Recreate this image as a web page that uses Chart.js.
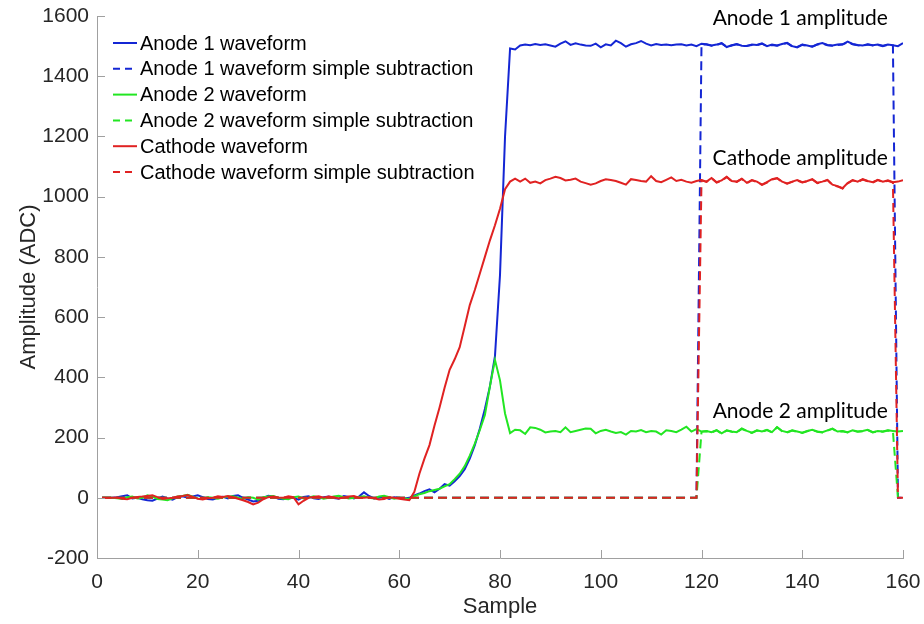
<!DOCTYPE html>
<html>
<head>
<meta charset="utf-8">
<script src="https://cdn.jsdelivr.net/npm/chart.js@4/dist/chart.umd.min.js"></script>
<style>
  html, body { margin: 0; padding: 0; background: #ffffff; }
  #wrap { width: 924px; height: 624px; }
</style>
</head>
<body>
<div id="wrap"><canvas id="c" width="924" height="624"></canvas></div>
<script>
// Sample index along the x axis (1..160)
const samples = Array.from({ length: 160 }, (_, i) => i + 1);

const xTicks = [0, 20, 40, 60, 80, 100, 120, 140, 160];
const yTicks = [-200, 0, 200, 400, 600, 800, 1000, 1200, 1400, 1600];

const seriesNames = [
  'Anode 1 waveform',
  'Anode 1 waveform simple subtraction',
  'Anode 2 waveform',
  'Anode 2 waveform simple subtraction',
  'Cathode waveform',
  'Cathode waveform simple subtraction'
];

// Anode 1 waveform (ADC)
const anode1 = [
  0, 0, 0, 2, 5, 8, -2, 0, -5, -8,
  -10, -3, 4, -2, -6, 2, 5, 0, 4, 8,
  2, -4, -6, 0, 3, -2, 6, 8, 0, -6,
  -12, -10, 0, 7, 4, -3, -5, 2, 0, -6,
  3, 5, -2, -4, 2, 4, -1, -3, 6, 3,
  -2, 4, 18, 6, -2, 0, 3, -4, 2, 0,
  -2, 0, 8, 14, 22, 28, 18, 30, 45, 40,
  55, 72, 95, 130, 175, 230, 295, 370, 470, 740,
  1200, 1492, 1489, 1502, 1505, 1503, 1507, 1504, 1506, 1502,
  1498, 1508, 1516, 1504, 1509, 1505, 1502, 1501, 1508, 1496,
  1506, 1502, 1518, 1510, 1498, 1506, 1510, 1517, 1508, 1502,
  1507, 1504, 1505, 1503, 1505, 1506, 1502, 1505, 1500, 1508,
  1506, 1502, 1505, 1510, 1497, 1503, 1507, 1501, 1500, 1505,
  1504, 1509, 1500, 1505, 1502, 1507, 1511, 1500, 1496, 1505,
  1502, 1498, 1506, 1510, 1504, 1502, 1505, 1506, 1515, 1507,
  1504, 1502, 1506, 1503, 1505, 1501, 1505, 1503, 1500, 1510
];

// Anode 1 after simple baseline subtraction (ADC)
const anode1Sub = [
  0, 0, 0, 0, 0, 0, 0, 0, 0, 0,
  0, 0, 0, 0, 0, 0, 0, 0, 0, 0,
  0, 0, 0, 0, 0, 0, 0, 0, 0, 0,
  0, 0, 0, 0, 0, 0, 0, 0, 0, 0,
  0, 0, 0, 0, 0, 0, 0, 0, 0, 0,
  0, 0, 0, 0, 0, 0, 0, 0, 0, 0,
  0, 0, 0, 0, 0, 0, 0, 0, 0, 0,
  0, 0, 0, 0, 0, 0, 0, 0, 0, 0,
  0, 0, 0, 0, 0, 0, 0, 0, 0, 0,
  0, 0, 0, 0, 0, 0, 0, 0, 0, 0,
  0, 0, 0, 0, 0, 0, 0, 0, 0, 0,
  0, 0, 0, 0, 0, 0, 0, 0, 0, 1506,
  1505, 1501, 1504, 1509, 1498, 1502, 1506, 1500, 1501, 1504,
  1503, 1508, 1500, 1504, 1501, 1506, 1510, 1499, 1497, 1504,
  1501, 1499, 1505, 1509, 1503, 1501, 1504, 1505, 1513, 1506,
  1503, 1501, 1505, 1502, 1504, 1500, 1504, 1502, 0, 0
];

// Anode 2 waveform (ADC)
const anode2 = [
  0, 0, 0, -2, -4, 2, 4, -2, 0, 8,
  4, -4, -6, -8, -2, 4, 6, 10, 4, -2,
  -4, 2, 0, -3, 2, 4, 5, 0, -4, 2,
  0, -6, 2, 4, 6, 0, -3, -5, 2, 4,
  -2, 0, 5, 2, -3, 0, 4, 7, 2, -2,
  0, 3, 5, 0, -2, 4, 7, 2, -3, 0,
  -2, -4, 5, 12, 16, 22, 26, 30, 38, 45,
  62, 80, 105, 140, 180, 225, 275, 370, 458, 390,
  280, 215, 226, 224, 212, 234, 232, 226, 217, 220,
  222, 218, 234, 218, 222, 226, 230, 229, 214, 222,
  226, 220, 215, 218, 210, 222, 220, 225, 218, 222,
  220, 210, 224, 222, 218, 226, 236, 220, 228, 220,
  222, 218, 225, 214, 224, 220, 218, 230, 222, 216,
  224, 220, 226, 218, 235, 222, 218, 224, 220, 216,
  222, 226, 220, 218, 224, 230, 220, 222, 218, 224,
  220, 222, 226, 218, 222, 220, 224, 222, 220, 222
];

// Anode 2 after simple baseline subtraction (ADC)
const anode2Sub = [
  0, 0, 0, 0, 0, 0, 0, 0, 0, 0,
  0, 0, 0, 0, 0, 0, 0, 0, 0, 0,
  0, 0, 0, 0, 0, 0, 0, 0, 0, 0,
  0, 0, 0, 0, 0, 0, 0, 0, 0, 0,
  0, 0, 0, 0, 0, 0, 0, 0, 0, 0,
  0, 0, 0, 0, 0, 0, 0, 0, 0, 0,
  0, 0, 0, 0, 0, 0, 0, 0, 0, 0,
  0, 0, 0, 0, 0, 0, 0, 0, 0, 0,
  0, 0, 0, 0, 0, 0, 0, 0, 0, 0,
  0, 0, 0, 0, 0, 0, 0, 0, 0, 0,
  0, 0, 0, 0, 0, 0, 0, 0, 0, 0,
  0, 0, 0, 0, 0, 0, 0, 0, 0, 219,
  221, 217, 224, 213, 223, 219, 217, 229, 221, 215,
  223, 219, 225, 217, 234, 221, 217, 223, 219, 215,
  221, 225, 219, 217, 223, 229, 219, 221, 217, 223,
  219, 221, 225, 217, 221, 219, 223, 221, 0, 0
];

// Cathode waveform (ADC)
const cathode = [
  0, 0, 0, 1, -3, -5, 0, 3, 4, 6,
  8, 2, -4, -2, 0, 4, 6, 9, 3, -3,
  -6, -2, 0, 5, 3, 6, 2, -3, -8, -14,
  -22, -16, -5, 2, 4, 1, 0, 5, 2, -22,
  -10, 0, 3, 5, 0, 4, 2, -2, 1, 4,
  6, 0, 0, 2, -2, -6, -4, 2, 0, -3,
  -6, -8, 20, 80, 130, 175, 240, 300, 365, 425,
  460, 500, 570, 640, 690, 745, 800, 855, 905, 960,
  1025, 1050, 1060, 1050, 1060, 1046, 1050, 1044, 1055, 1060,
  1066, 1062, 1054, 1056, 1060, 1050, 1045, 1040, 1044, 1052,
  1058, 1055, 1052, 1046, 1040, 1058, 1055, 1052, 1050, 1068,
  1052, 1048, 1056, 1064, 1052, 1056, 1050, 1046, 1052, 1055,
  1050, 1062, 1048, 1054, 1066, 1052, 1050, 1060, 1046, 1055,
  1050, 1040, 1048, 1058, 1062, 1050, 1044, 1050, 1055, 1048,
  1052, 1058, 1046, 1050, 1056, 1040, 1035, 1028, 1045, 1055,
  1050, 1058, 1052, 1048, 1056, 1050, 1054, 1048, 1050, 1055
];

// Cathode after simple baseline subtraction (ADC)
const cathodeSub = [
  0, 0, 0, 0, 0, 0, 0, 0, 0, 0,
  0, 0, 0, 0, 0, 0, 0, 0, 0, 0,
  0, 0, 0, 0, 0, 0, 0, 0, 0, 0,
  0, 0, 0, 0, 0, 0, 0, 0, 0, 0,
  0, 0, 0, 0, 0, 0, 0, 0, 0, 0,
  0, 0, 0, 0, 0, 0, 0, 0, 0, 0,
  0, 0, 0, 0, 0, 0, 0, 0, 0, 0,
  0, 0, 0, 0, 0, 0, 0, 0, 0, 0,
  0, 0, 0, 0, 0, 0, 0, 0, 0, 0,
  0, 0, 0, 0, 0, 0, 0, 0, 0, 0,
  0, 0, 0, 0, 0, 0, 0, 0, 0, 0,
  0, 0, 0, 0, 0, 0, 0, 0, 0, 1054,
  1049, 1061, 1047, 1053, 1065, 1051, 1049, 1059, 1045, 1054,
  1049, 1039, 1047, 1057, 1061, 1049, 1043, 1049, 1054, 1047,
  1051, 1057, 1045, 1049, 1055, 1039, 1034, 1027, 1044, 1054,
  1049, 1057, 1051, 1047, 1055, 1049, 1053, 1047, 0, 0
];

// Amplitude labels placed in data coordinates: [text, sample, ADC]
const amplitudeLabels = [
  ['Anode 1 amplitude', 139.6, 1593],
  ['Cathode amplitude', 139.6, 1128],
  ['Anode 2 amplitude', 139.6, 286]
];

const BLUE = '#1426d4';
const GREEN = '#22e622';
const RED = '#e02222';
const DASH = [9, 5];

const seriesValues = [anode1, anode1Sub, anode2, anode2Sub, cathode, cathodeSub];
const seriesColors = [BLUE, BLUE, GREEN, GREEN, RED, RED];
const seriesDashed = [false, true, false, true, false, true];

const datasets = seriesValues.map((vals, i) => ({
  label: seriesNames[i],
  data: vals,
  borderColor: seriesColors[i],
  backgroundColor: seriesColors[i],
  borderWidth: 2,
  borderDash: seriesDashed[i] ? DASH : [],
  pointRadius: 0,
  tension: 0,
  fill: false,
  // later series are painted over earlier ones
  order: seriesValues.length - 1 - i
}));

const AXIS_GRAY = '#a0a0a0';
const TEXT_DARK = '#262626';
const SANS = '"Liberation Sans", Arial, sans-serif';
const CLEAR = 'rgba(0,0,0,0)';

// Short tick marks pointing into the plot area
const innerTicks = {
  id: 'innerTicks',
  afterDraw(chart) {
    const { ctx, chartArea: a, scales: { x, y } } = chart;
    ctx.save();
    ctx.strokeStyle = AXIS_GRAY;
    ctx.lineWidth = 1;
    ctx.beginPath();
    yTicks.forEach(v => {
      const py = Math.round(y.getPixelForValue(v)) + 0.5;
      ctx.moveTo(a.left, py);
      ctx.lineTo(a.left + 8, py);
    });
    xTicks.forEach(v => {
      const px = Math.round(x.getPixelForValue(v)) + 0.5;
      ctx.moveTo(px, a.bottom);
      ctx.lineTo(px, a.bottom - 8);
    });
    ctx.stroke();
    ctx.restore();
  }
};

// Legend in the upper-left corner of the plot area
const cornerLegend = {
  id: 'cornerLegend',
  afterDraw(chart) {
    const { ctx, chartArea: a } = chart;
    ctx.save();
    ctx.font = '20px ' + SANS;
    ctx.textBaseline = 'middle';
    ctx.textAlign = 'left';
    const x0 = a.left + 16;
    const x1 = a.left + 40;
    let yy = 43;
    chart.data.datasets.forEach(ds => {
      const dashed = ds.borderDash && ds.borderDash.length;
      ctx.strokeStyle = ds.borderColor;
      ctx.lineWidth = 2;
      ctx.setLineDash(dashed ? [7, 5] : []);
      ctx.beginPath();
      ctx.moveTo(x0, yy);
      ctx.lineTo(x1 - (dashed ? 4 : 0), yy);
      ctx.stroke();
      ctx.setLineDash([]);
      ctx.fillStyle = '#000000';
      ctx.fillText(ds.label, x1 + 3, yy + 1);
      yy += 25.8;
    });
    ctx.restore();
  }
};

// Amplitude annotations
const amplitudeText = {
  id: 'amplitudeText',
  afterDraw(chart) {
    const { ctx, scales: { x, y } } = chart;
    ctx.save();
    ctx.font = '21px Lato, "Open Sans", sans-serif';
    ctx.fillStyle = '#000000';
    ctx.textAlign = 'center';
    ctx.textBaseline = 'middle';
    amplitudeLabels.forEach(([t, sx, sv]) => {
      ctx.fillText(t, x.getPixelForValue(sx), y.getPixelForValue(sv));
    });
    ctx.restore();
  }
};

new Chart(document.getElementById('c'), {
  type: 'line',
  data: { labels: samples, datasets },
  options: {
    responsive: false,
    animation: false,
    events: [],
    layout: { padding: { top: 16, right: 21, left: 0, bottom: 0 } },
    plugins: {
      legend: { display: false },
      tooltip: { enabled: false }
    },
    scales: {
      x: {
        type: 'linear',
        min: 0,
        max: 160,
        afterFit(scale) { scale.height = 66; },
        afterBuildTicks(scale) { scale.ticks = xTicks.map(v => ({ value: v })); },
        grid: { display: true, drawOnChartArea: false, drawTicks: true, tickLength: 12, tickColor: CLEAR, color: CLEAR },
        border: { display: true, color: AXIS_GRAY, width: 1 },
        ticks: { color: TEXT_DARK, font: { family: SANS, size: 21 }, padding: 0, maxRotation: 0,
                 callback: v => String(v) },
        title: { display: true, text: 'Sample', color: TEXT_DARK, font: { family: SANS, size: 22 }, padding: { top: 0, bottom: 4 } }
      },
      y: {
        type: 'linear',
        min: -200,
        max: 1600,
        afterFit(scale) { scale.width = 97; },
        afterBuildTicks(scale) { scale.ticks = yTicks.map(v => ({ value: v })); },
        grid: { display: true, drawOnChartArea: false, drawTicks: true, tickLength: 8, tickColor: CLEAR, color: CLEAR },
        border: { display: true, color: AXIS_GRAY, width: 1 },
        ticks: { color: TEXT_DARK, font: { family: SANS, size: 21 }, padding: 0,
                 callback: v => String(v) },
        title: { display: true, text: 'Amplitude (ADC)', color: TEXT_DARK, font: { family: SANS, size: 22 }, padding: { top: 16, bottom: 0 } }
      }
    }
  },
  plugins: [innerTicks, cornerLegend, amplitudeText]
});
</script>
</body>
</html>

____

> **Exercise task**
Leave out any pictures, please, and quote only the lines from the top of the data through the line that contains "1200, 1400, 1600];".

> **Written response**
Recreate this image as a web page that uses Chart.js.
<!DOCTYPE html>
<html>
<head>
<meta charset="utf-8">
<script src="https://cdn.jsdelivr.net/npm/chart.js@4/dist/chart.umd.min.js"></script>
<style>
  html, body { margin: 0; padding: 0; background: #ffffff; }
  #wrap { width: 924px; height: 624px; }
</style>
</head>
<body>
<div id="wrap"><canvas id="c" width="924" height="624"></canvas></div>
<script>
// Sample index along the x axis (1..160)
const samples = Array.from({ length: 160 }, (_, i) => i + 1);

const xTicks = [0, 20, 40, 60, 80, 100, 120, 140, 160];
const yTicks = [-200, 0, 200, 400, 600, 800, 1000, 1200, 1400, 1600];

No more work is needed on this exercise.